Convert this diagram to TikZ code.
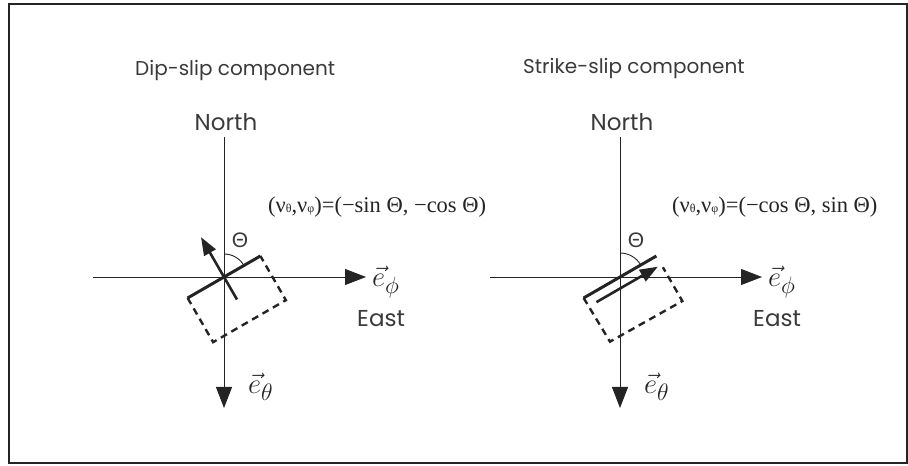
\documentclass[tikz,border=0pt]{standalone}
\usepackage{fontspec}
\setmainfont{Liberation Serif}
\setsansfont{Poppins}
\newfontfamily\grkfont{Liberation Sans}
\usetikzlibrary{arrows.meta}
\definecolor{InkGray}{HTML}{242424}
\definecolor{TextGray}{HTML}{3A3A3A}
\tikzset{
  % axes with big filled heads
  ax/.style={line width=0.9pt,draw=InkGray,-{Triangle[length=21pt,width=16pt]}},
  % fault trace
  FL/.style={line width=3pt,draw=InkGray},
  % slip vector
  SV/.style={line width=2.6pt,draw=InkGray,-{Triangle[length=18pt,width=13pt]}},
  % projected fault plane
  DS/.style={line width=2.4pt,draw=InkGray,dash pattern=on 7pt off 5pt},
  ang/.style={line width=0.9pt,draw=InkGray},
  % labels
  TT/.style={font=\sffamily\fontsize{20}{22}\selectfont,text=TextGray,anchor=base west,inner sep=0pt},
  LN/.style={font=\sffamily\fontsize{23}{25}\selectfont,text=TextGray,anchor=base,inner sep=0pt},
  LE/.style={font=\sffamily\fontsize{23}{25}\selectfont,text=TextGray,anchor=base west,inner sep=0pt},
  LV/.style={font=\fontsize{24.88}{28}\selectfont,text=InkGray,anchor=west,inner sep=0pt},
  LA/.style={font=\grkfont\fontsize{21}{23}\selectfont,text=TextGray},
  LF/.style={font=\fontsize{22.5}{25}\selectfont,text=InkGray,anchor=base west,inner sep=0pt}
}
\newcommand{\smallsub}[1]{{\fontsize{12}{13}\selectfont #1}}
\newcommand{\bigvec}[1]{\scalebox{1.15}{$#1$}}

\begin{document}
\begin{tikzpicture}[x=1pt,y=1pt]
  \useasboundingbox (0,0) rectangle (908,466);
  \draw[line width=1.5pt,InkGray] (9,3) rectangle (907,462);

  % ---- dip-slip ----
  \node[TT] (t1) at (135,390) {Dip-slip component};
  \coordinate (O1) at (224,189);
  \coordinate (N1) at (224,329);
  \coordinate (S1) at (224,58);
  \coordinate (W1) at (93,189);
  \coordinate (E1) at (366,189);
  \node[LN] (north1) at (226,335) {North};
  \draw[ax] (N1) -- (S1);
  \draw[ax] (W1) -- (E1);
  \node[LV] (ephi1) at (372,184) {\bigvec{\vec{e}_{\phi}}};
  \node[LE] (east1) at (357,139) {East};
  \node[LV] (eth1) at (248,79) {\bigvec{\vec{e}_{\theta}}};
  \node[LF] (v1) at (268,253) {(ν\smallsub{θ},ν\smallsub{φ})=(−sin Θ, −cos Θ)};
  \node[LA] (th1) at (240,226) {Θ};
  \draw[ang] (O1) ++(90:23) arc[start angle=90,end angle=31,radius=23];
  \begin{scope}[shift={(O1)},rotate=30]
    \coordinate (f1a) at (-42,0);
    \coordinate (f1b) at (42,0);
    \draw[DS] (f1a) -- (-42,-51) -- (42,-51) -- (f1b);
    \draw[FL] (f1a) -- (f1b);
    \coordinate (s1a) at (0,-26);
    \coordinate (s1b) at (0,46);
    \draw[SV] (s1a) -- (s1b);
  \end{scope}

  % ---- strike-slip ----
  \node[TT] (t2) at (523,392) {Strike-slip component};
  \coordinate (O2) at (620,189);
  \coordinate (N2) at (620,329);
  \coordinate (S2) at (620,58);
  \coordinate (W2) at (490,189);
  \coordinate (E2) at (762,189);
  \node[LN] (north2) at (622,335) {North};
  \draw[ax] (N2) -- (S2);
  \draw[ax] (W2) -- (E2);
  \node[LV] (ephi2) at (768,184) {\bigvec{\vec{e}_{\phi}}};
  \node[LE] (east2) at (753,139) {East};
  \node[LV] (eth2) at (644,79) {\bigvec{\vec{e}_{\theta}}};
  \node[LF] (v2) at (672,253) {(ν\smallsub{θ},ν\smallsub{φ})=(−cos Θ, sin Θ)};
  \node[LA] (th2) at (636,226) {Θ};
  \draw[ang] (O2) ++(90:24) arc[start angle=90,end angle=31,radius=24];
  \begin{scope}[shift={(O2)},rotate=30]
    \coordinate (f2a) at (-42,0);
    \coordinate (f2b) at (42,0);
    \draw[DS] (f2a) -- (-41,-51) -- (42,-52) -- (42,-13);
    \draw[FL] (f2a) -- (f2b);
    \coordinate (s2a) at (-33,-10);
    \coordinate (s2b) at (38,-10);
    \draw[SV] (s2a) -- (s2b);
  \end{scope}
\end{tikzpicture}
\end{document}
****************************************
What is asked: Quote the material word for word, dropping any images it holds.

Reply:
Convert this diagram to TikZ code.
\documentclass[tikz,border=0pt]{standalone}
\usepackage{fontspec}
\setmainfont{Liberation Serif}
\setsansfont{Poppins}
\newfontfamily\grkfont{Liberation Sans}
\usetikzlibrary{arrows.meta}
\definecolor{InkGray}{HTML}{242424}
\definecolor{TextGray}{HTML}{3A3A3A}
\tikzset{
  % axes with big filled heads
  ax/.style={line width=0.9pt,draw=InkGray,-{Triangle[length=21pt,width=16pt]}},
  % fault trace
  FL/.style={line width=3pt,draw=InkGray},
  % slip vector
  SV/.style={line width=2.6pt,draw=InkGray,-{Triangle[length=18pt,width=13pt]}},
  % projected fault plane
  DS/.style={line width=2.4pt,draw=InkGray,dash pattern=on 7pt off 5pt},
  ang/.style={line width=0.9pt,draw=InkGray},
  % labels
  TT/.style={font=\sffamily\fontsize{20}{22}\selectfont,text=TextGray,anchor=base west,inner sep=0pt},
  LN/.style={font=\sffamily\fontsize{23}{25}\selectfont,text=TextGray,anchor=base,inner sep=0pt},
  LE/.style={font=\sffamily\fontsize{23}{25}\selectfont,text=TextGray,anchor=base west,inner sep=0pt},
  LV/.style={font=\fontsize{24.88}{28}\selectfont,text=InkGray,anchor=west,inner sep=0pt},
  LA/.style={font=\grkfont\fontsize{21}{23}\selectfont,text=TextGray},
  LF/.style={font=\fontsize{22.5}{25}\selectfont,text=InkGray,anchor=base west,inner sep=0pt}
}
\newcommand{\smallsub}[1]{{\fontsize{12}{13}\selectfont #1}}
\newcommand{\bigvec}[1]{\scalebox{1.15}{$#1$}}

\begin{document}
\begin{tikzpicture}[x=1pt,y=1pt]
  \useasboundingbox (0,0) rectangle (908,466);
  \draw[line width=1.5pt,InkGray] (9,3) rectangle (907,462);

  % ---- dip-slip ----
  \node[TT] (t1) at (135,390) {Dip-slip component};
  \coordinate (O1) at (224,189);
  \coordinate (N1) at (224,329);
  \coordinate (S1) at (224,58);
  \coordinate (W1) at (93,189);
  \coordinate (E1) at (366,189);
  \node[LN] (north1) at (226,335) {North};
  \draw[ax] (N1) -- (S1);
  \draw[ax] (W1) -- (E1);
  \node[LV] (ephi1) at (372,184) {\bigvec{\vec{e}_{\phi}}};
  \node[LE] (east1) at (357,139) {East};
  \node[LV] (eth1) at (248,79) {\bigvec{\vec{e}_{\theta}}};
  \node[LF] (v1) at (268,253) {(ν\smallsub{θ},ν\smallsub{φ})=(−sin Θ, −cos Θ)};
  \node[LA] (th1) at (240,226) {Θ};
  \draw[ang] (O1) ++(90:23) arc[start angle=90,end angle=31,radius=23];
  \begin{scope}[shift={(O1)},rotate=30]
    \coordinate (f1a) at (-42,0);
    \coordinate (f1b) at (42,0);
    \draw[DS] (f1a) -- (-42,-51) -- (42,-51) -- (f1b);
    \draw[FL] (f1a) -- (f1b);
    \coordinate (s1a) at (0,-26);
    \coordinate (s1b) at (0,46);
    \draw[SV] (s1a) -- (s1b);
  \end{scope}

  % ---- strike-slip ----
  \node[TT] (t2) at (523,392) {Strike-slip component};
  \coordinate (O2) at (620,189);
  \coordinate (N2) at (620,329);
  \coordinate (S2) at (620,58);
  \coordinate (W2) at (490,189);
  \coordinate (E2) at (762,189);
  \node[LN] (north2) at (622,335) {North};
  \draw[ax] (N2) -- (S2);
  \draw[ax] (W2) -- (E2);
  \node[LV] (ephi2) at (768,184) {\bigvec{\vec{e}_{\phi}}};
  \node[LE] (east2) at (753,139) {East};
  \node[LV] (eth2) at (644,79) {\bigvec{\vec{e}_{\theta}}};
  \node[LF] (v2) at (672,253) {(ν\smallsub{θ},ν\smallsub{φ})=(−cos Θ, sin Θ)};
  \node[LA] (th2) at (636,226) {Θ};
  \draw[ang] (O2) ++(90:24) arc[start angle=90,end angle=31,radius=24];
  \begin{scope}[shift={(O2)},rotate=30]
    \coordinate (f2a) at (-42,0);
    \coordinate (f2b) at (42,0);
    \draw[DS] (f2a) -- (-41,-51) -- (42,-52) -- (42,-13);
    \draw[FL] (f2a) -- (f2b);
    \coordinate (s2a) at (-33,-10);
    \coordinate (s2b) at (38,-10);
    \draw[SV] (s2a) -- (s2b);
  \end{scope}
\end{tikzpicture}
\end{document}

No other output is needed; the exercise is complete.